Bolívar masterfully exploited interior lines, shifting forces rapidly between the New Granada and Venezuelan fronts. The 1819 Andes-crossing via Casanare is among the most brilliant Napoleonic-style strategic surprises in the Americas.

Psychological Warfare & Morale

Bolívar's 'War to the Death' decree and rhetoric of liberty produced fanatical resistance among Republican ranks. Spanish soldiers, divorced from their homeland, suffered chronic motivational decay in a war whose purpose seemed unclear.

Firepower & Shock Effect

Páez's llanero cavalry shattered Royal squares with lance charges at Carabobo; the British Legion's volley fire provided the decisive example of synchronized firepower.

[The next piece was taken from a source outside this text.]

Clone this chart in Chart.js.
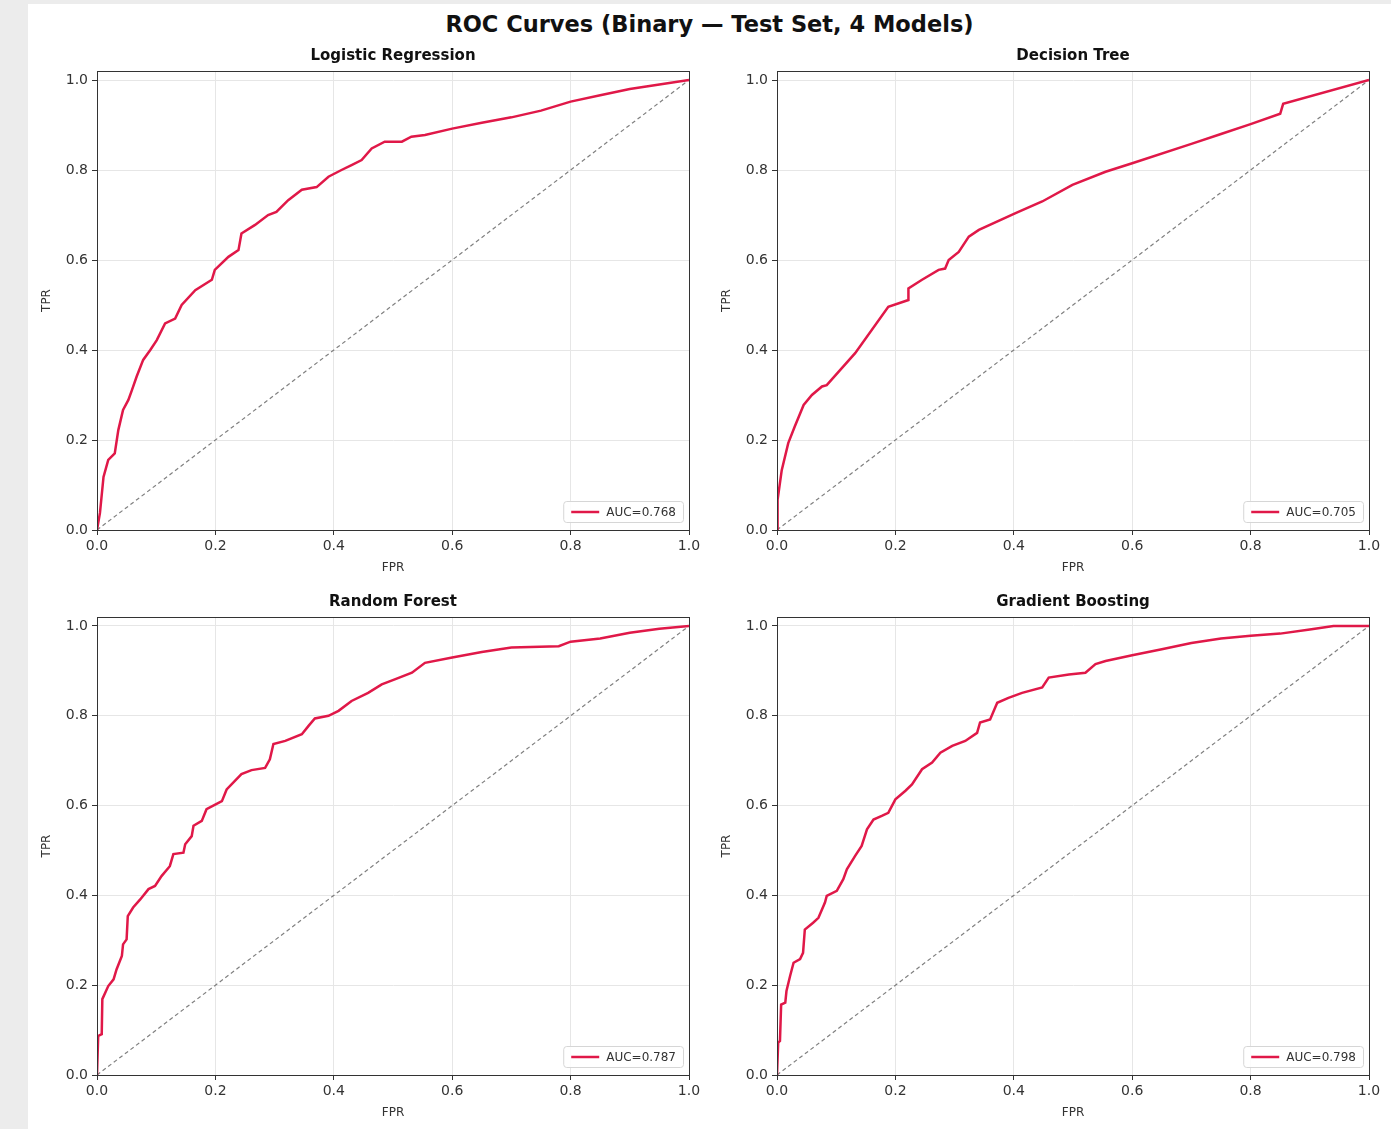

Adaptive Staff Rationalism

Center of Gravity · Intelligence · Dynamism

Center of Gravity

Bolívar correctly identified the Spanish center of gravity along the Caracas–Bogotá axis, peeling away New Granada first (Boyacá 1819), then Venezuela (Carabobo 1821). The Spaniards erred by dispersing their center of gravity into coastal fortresses.

Deception & Intelligence

The Andes-crossing operation via Casanare is a textbook strategic deception; while Morillo expected Bolívar to remain in Venezuela, the Republican army traversed 3,000 km to appear in New Granada.

Asymmetric Flexibility

Republicans demonstrated a hybrid capability of regular and guerrilla warfare, while Spanish doctrine remained rigidly European and failed to adapt to tropical terrain.

Section I

Staff Analysis

At the outset, the Spanish Royal Army held both numerical and organizational superiority, backed by regular formations, naval dominance, and colonial bureaucracy. However, after 1816, Republican forces mobilized the local population in the Llanos and fused Páez's cavalry with the British Legion as a striking force. Bolívar's Andes-crossing maneuver shifted the center of gravity to New Granada in a single bold stroke, and the Boyacá–Carabobo–Pichincha sequence fundamentally inverted the strategic equation.

Section II

Strategic Critique

The greatest error of the Spanish Command was the loss of command continuity following Morillo's recall in 1819, compounded by La Torre's fragmented deployment at Carabobo. On the Republican side, Bolívar's defensive posture prior to 1814 was a doctrinal flaw that led to the collapse of the First and Second Republics; however, his decision to cross the Andes via Casanare stands as one of the rare Napoleonic-grade strategic surprises in military history and proved decisive.